Using the example above, suppose analysis showed that set objects created at lexical place 1 were usually very small and that lots of them were created. This suggests using sets that are implemented as lists. The compiler macro for MAKE-SET would then produce something to create sets represented as lists at lexical place 1, such as

(make-instance 'list-set)

possibly with extra initialization arguments, such as a specific test function.

This only deals with the lexical places that create set objects directly. It is also possible to use this approach to specialize direct uses of the objects. (I’ve done this with a very general map implementation, where direct access is used when the field is known).

Caveats and stuff to do

The whole thing relies on comprehensive inputs for profiling. Obviously, there is a risk here. It also needs source code to be processed in exactly the same way for each compilation and that the source code doesn’t change. Overall, the system is a bit brittle, but it mostly works.

The hack to identify lexical places to the compiler is just that: a hack. The version I have works with SBCL and ACL, but there is an issue with LispWorks. I wanted to avoid having to write my own source analyzer and use the compiler macro mechanism instead. This allowed me to be somewhat implementation agnostic. I don’t know if it scales or not and wouldn’t be surprised if it didn’t.

ACL has an identifier in their environment objects that could be used instead of the counter. I haven’t tried it out yet, but it seems promising. Some sort of file identifier would have to be issued as well.

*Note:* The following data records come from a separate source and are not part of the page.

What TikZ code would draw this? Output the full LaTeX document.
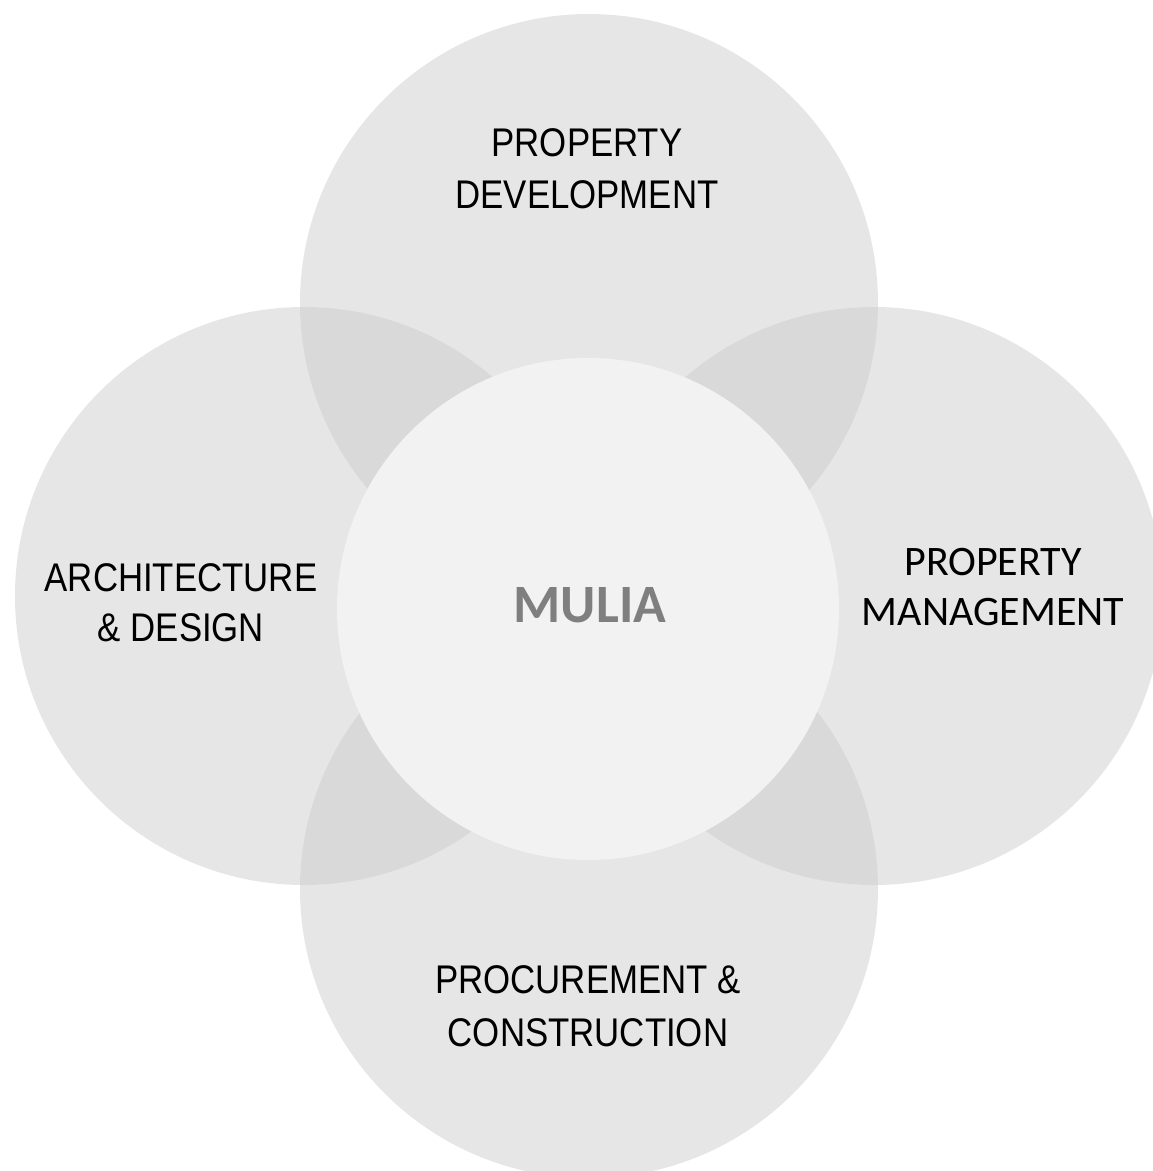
\documentclass[tikz,border=0pt]{standalone}
\usepackage{fontspec}
\newfontfamily\arialn[FakeStretch=0.87]{Liberation Sans}
\newfontfamily\calib{Carlito}
\definecolor{ringgray}{RGB}{203,203,203}
\definecolor{coregray}{RGB}{242,242,242}
\definecolor{coretext}{RGB}{127,127,127}
\begin{document}
\begin{tikzpicture}[x=1pt,y=-1pt,
  petal/.style={circle,fill=ringgray,fill opacity=0.48,draw=none,minimum size=578pt,inner sep=0pt},
  core/.style={circle,fill=coregray,draw=none,minimum size=502pt,inner sep=0pt},
  lbl/.style={align=center,inner sep=0pt,text=black}]
\useasboundingbox (0,0) rectangle (1153,1171);
\clip (0,0) rectangle (1153,1171);
\node[petal] (top) at (589,303) {};
\node[petal] (right) at (874,596) {};
\node[petal] (bottom) at (589,889) {};
\node[petal] (left) at (304,596) {};
\node[core] (mulia) at (588,609) {};
\node[inner sep=0pt,text=coretext,font=\calib\bfseries\fontsize{54}{60}\selectfont] (muliatext) at (590,605.5) {MULIA};
\node[lbl,font=\arialn\fontsize{40}{52}\selectfont] (toptext) at (587,169) {PROPERTY\\DEVELOPMENT};
\node[lbl,font=\calib\fontsize{42}{50}\selectfont] (righttext) at (993,587) {PROPERTY\\MANAGEMENT};
\node[lbl,font=\arialn\fontsize{40}{50}\selectfont] (lefttext) at (181,603) {ARCHITECTURE\\\& DESIGN};
\node[lbl,font=\arialn\fontsize{40}{53}\selectfont] (bottomtext) at (588,1006) {PROCUREMENT \&\\CONSTRUCTION};
\end{tikzpicture}
\end{document}
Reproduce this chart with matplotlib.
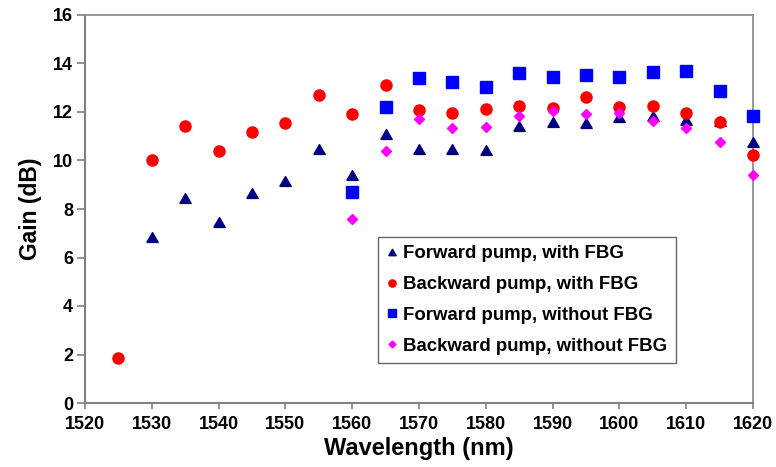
import matplotlib
matplotlib.use("Agg")
import matplotlib.pyplot as plt

plt.rcParams['font.family'] = ['Liberation Sans', 'DejaVu Sans']
plt.rcParams['font.weight'] = 'bold'

wl_fwd_fbg = [1530, 1535, 1540, 1545, 1550, 1555, 1560, 1565, 1570, 1575, 1580,
              1585, 1590, 1595, 1600, 1605, 1610, 1615, 1620]
gain_fwd_fbg = [6.85, 8.44, 7.48, 8.67, 9.15, 10.47, 9.40, 11.08, 10.47, 10.47, 10.43,
                11.42, 11.60, 11.56, 11.81, 11.85, 11.67, 11.64, 10.78]

wl_bwd_fbg = [1525, 1530, 1535, 1540, 1545, 1550, 1555, 1560, 1565, 1570, 1575, 1580,
              1585, 1590, 1595, 1600, 1605, 1610, 1615, 1620]
gain_bwd_fbg = [1.87, 10.02, 11.42, 10.39, 11.16, 11.55, 12.69, 11.93, 13.13, 12.08, 11.97, 12.14,
                12.23, 12.15, 12.62, 12.21, 12.26, 11.95, 11.59, 10.24]

wl_nofbg = [1560, 1565, 1570, 1575, 1580, 1585, 1590, 1595, 1600, 1605, 1610, 1615, 1620]
gain_fwd_nofbg = [8.69, 12.22, 13.39, 13.25, 13.03, 13.60, 13.43, 13.51, 13.44, 13.66, 13.69, 12.88, 11.82]
gain_bwd_nofbg = [7.60, 10.39, 11.71, 11.35, 11.40, 11.84, 12.04, 11.90, 11.95, 11.63, 11.33, 10.75, 9.39]

labels = ["Forward pump, with FBG", "Backward pump, with FBG",
          "Forward pump, without FBG", "Backward pump, without FBG"]

tri = [(-1, -0.866), (1, -0.866), (0, 0.866), (-1, -0.866)]

fig = plt.figure(figsize=(7.76, 4.67), dpi=100)
ax = fig.add_axes([85/776, 64/467, 668/776, 388/467])

common = dict(linestyle='none', clip_on=False, zorder=5, markeredgewidth=1)
ax.plot(wl_fwd_fbg, gain_fwd_fbg, marker=tri, color='#000080',
        markersize=8.2, label=labels[0], **common)
ax.plot(wl_bwd_fbg, gain_bwd_fbg, marker='o', color='#ff0000',
        markersize=8, label=labels[1], **common)
ax.plot(wl_nofbg, gain_fwd_nofbg, marker='s', color='#0000ff',
        markersize=8, label=labels[2], **common)
ax.plot(wl_nofbg, gain_bwd_nofbg, marker='D', color='#ff00ff',
        markersize=5.4, label=labels[3], **common)

ax.set_xlim(1520, 1620)
ax.set_ylim(0, 16)
ax.set_xticks(range(1520, 1621, 10))
ax.set_yticks(range(0, 17, 2))
ax.tick_params(axis='both', labelsize=13, direction='out', width=1.2,
               color='#808080')
ax.tick_params(axis='x', length=4.5, pad=5)
ax.tick_params(axis='y', length=5.5, pad=3)
for s in ['top', 'right']:
    ax.spines[s].set_color('#909090')
    ax.spines[s].set_linewidth(1.3)
for s in ['left', 'bottom']:
    ax.spines[s].set_color('#808080')
    ax.spines[s].set_linewidth(1.5)

ax.set_xlabel("Wavelength (nm)", fontsize=17, fontweight='bold', labelpad=3)
ax.set_ylabel("Gain (dB)", fontsize=16.5, fontweight='bold', labelpad=8)

leg = ax.legend(loc='upper left', bbox_to_anchor=((378-85)/668, (403-237)/388),
                borderaxespad=0, frameon=True, fancybox=False, markerscale=0.65,
                handlelength=0.6, handletextpad=0.3, labelspacing=0.74, borderpad=0.45,
                prop={'size': 13.4, 'weight': 'bold'})
leg.get_frame().set_edgecolor('#404040')
leg.get_frame().set_linewidth(1.0)
leg.set_zorder(6)

fig.savefig("out.png", dpi=100)
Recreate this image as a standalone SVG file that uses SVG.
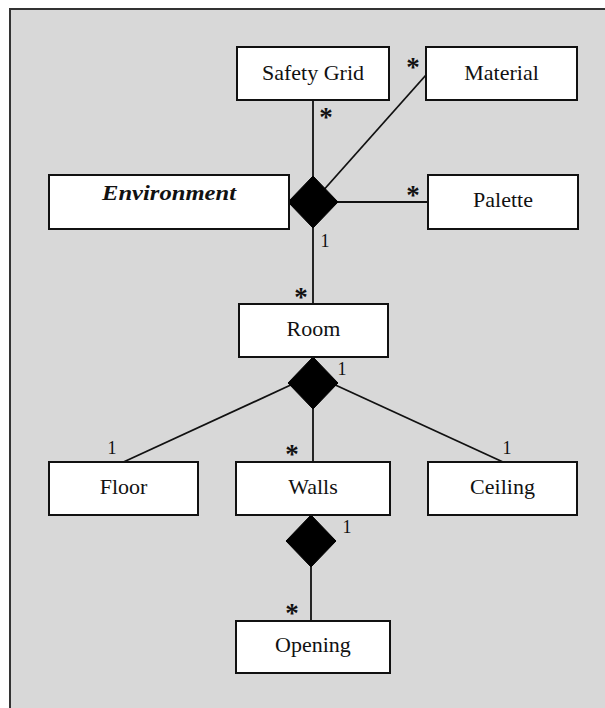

Currently, I only look for static calls to the interface functions. The notion of lexical places could work in a dynamic environment too, but you would have to use something other than just compiler macros.

Why?

I started out trying to implement something to model very abstract concepts (sets, maps, graphs and grammars) in such a way that the user doesn’t have to be concerned with implementation details, even more than usual. Really, I was interested in very simple interfaces.

The problem is that a single implementation is rarely appropriate for these structures. However, when an object can take on multiple representations, the overhead can be a problem and the logic is difficult to capture. So I thought it might be interesting to try and come up with ways that objects could be profiled such that either the object can change its representation or the compiler could pick one that is suitable for how it is used.

In the end, I’m aiming to build something where representation choice can be made by the programming environment for simple to moderately complex situations without any necessary user intervention and still have decent performance. Kind of like automatic memory management, but for data structures.

Finally…

The code isn’t ready for public release yet, but if anyone is interested, feel free to get in touch with me. If I can’t write it as a library, I’m thinking about integrating it into SBCL as an extension.

4 comments:

david.hilton.p said...

This makes me think of Synthesis (the OS that uses dynamic code generation as an optimization technique).

Geoff Wozniak said...

David: Thanks for the reference.

Mark Luffel said...

The Glasgow Haskell Compiler has a pragma that lets you generate specialized functions for different concrete data types, and encompasses your "changing ELT to CHAR" optimization. Using profiling to inform data type selection is awfully cool though!

http://www.haskell.org/ghc/docs/latest/html/users_guide/pragmas.html#specialize-pragma

Geoff Wozniak said...

Mark: I didn't know about that. Thanks!